## What is required:
Leaving out every picture, copy the lines of the data exactly, from the first through the line containing "const total = values.reduce((a, b)".

## Provided entries:
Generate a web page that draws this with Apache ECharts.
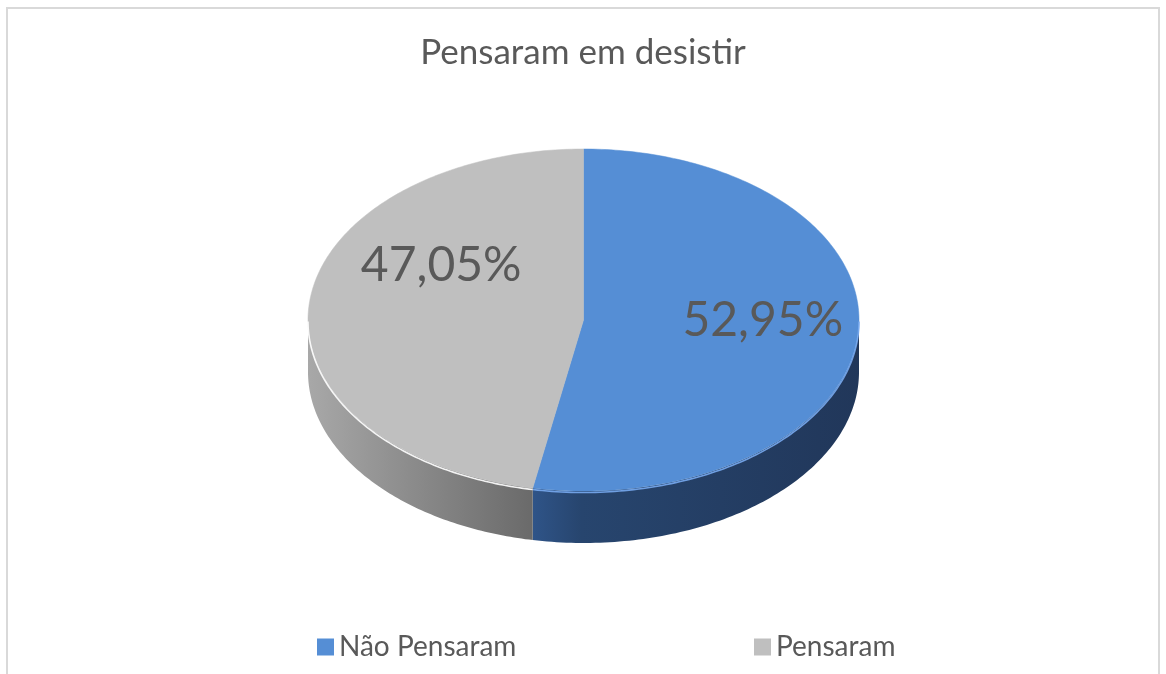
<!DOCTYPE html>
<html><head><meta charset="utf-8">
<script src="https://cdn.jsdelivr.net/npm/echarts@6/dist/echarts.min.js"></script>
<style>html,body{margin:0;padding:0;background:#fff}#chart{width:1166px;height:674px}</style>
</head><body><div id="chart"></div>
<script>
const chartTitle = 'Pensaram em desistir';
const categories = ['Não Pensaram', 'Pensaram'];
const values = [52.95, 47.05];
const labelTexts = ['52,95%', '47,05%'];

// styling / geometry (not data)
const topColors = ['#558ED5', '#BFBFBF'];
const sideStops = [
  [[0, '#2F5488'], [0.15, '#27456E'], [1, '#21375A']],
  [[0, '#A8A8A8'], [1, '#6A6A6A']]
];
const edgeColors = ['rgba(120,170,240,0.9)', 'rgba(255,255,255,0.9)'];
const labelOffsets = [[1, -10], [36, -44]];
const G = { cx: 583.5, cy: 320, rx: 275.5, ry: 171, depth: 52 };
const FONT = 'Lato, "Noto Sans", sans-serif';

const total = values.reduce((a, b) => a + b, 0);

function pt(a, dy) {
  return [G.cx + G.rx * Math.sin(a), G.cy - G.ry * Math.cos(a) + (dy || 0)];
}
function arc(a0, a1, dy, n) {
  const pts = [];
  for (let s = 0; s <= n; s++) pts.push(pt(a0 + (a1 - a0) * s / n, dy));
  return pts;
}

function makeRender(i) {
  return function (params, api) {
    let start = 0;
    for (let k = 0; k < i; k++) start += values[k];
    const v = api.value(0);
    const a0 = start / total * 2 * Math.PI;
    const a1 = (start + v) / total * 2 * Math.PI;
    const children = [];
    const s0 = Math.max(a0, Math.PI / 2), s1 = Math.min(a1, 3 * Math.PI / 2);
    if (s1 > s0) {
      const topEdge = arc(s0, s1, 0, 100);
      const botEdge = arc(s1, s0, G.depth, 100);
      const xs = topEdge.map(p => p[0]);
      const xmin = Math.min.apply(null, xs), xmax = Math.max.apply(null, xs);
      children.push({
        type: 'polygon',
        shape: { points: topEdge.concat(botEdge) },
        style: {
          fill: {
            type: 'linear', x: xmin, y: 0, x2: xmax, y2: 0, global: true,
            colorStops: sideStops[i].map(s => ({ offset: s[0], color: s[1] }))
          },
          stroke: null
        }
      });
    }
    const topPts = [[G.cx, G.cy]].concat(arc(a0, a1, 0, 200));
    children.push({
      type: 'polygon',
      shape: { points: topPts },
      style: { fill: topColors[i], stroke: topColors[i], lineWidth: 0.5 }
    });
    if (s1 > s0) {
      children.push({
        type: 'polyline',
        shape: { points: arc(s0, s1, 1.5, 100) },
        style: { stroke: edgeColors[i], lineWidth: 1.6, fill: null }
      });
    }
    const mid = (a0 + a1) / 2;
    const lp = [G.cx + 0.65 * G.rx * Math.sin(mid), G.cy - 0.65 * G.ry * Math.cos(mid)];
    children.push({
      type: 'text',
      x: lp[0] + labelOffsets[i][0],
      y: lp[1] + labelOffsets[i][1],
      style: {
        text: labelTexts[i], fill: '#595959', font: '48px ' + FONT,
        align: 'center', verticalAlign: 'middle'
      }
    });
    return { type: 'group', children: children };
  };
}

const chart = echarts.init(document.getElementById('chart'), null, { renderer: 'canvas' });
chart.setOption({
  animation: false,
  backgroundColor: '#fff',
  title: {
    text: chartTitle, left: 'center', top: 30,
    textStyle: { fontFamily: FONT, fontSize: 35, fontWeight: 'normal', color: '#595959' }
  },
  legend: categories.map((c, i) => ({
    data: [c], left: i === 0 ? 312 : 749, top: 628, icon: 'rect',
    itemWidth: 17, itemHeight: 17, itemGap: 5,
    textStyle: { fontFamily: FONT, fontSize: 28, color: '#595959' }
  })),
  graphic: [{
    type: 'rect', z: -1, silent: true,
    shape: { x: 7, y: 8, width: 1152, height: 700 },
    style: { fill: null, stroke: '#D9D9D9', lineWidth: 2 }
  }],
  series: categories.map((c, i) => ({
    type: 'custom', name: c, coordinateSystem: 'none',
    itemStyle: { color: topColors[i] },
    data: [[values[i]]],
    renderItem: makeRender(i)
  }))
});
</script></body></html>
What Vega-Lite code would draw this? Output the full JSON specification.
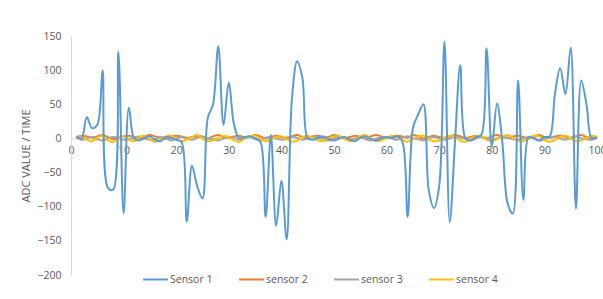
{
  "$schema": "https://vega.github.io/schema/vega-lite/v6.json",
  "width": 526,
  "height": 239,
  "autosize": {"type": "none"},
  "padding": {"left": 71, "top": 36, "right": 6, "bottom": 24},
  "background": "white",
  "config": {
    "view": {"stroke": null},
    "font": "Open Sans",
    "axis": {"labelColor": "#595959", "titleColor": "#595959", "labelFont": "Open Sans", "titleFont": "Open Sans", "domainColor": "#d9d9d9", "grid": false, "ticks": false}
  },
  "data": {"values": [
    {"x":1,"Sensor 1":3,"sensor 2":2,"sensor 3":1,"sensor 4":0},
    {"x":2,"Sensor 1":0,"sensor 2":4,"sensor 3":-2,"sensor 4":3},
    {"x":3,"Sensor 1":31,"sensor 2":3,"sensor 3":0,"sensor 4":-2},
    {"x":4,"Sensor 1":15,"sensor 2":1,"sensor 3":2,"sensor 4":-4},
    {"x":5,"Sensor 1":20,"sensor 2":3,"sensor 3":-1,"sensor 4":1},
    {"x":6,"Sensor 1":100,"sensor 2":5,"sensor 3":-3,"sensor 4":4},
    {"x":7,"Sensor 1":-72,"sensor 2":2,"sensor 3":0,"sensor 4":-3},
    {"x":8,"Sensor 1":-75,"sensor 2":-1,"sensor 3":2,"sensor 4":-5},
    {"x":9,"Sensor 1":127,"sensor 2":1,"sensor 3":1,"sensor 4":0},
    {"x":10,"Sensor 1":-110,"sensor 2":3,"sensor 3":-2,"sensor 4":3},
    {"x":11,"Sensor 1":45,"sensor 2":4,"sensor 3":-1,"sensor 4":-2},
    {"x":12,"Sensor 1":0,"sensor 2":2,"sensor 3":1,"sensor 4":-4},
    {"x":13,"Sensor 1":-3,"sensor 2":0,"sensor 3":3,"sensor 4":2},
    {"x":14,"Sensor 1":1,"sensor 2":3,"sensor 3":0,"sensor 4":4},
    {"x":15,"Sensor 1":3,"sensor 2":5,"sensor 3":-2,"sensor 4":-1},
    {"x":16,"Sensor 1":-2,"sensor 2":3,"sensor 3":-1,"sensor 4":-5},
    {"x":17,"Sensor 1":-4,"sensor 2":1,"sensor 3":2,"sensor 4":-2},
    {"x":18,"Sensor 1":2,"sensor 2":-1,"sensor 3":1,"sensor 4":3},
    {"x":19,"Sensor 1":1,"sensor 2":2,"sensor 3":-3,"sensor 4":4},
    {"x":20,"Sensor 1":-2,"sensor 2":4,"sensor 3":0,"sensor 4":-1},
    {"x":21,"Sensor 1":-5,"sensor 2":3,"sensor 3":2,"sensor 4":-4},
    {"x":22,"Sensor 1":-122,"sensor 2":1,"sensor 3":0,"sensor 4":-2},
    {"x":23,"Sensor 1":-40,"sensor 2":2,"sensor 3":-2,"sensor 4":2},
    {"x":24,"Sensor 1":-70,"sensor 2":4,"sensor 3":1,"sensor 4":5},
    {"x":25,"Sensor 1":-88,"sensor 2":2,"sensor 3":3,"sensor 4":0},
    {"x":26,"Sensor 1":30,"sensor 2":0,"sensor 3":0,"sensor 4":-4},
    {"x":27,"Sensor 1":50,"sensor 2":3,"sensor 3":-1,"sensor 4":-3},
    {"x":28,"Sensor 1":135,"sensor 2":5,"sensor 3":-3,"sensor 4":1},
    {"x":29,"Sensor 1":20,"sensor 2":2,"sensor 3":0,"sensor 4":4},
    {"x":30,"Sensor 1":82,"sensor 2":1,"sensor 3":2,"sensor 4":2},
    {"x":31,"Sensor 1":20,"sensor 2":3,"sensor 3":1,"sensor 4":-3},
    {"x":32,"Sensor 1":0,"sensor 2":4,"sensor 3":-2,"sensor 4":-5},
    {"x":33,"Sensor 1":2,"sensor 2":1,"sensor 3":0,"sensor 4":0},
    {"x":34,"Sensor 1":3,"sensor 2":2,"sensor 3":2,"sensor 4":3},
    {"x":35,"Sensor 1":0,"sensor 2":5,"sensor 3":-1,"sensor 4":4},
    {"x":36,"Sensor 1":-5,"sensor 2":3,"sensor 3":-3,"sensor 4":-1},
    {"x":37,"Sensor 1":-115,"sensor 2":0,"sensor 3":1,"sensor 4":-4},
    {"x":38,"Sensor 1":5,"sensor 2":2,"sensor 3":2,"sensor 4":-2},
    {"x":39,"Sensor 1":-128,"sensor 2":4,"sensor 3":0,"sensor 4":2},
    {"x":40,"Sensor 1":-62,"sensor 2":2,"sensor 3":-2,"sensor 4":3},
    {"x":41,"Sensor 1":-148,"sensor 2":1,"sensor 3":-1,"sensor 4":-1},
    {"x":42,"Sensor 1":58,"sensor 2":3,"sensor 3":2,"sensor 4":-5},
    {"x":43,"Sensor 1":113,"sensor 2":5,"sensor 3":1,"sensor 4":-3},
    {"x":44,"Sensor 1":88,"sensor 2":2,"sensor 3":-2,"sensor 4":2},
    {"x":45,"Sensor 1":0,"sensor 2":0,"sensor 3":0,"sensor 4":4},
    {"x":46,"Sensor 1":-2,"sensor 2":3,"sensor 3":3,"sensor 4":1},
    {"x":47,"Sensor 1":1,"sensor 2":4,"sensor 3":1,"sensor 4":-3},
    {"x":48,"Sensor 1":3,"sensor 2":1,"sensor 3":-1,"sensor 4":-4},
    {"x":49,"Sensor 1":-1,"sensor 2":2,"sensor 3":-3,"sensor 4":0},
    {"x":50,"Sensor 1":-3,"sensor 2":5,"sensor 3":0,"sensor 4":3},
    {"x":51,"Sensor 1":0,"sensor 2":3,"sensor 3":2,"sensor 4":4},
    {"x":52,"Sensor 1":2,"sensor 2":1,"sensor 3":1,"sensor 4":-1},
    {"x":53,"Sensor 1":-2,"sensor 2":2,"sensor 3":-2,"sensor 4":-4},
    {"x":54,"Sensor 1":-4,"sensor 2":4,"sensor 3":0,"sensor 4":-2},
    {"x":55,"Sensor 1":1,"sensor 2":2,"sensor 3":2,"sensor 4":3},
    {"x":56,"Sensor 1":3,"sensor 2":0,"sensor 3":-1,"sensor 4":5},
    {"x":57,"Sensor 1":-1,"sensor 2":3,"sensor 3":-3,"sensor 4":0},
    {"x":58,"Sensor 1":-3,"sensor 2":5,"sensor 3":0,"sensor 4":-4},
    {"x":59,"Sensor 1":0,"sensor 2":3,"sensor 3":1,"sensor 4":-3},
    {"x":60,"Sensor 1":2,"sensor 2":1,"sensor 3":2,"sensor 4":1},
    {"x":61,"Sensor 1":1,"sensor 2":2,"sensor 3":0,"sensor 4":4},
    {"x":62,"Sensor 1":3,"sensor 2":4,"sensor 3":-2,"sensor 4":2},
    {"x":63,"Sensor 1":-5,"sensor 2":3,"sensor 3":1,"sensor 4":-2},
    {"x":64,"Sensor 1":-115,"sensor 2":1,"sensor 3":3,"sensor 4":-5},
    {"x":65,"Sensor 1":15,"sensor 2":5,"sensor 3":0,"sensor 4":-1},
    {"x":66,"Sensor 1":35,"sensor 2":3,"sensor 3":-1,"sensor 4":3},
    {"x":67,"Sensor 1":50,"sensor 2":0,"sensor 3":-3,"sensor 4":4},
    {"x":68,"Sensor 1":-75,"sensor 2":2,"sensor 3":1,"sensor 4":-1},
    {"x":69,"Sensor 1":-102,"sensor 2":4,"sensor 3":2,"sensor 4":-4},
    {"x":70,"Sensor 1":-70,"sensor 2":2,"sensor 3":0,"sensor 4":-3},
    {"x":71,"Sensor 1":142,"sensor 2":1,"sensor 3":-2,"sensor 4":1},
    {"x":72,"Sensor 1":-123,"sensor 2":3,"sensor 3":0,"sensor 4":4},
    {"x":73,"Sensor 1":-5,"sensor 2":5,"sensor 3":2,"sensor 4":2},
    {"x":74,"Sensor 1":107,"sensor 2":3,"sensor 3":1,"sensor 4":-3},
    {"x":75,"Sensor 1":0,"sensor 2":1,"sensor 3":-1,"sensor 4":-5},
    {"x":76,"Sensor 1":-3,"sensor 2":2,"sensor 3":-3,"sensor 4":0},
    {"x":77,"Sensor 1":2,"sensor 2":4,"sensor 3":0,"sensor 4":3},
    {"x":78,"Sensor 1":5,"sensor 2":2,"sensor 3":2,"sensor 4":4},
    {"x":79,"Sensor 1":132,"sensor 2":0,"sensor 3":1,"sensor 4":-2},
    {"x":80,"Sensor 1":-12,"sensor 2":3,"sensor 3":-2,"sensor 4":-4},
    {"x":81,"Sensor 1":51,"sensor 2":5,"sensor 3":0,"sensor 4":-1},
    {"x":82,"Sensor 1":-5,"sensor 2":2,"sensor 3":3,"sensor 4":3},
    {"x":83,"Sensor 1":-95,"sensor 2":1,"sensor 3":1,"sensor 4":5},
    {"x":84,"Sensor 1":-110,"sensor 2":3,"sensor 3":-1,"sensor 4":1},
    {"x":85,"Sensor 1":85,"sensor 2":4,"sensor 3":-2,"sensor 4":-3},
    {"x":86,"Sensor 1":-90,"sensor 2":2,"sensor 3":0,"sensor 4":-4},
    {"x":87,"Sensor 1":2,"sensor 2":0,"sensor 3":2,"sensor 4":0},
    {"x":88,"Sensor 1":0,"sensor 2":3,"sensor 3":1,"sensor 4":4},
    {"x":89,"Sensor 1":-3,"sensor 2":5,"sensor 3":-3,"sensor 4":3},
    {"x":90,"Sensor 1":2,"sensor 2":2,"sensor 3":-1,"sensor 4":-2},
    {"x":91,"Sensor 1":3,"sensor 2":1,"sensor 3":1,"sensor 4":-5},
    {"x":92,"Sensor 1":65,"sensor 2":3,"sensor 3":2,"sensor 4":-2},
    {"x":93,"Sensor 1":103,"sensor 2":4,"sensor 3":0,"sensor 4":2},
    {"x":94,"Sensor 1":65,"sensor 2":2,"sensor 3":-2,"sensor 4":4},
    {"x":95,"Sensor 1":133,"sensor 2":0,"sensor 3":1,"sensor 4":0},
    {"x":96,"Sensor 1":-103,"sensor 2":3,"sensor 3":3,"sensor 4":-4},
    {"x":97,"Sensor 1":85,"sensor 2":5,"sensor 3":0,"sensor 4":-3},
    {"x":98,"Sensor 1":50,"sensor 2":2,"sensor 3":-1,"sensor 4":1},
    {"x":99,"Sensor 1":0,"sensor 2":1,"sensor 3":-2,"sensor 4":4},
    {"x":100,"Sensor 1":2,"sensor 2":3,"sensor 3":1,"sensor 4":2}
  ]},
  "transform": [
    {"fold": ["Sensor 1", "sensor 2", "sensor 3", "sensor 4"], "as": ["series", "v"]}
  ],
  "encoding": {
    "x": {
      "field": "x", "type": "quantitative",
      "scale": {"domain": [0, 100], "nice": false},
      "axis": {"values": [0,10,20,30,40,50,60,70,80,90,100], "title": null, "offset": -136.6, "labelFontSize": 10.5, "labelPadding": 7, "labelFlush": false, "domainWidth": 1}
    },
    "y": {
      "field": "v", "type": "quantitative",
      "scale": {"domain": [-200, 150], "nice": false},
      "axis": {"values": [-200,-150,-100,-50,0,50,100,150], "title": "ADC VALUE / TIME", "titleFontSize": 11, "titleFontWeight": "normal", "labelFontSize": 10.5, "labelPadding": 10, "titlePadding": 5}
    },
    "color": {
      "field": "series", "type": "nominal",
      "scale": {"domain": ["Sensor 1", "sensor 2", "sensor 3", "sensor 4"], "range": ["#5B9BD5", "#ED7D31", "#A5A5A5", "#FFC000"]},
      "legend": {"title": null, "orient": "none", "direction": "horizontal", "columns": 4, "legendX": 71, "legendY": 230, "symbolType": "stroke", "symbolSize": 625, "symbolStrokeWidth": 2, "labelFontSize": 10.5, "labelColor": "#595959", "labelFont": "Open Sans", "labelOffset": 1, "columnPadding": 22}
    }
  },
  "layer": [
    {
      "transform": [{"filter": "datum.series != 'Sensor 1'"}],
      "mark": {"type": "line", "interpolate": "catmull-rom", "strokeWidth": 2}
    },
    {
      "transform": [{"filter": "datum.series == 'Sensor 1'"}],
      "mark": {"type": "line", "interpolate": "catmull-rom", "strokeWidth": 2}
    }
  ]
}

## Correct answer:
Generate a web page that draws this with Apache ECharts.
<!DOCTYPE html>
<html><head><meta charset="utf-8">
<script src="https://cdn.jsdelivr.net/npm/echarts@6/dist/echarts.min.js"></script>
<style>html,body{margin:0;padding:0;background:#fff}#chart{width:1166px;height:674px}</style>
</head><body><div id="chart"></div>
<script>
const chartTitle = 'Pensaram em desistir';
const categories = ['Não Pensaram', 'Pensaram'];
const values = [52.95, 47.05];
const labelTexts = ['52,95%', '47,05%'];

// styling / geometry (not data)
const topColors = ['#558ED5', '#BFBFBF'];
const sideStops = [
  [[0, '#2F5488'], [0.15, '#27456E'], [1, '#21375A']],
  [[0, '#A8A8A8'], [1, '#6A6A6A']]
];
const edgeColors = ['rgba(120,170,240,0.9)', 'rgba(255,255,255,0.9)'];
const labelOffsets = [[1, -10], [36, -44]];
const G = { cx: 583.5, cy: 320, rx: 275.5, ry: 171, depth: 52 };
const FONT = 'Lato, "Noto Sans", sans-serif';

const total = values.reduce((a, b) => a + b, 0);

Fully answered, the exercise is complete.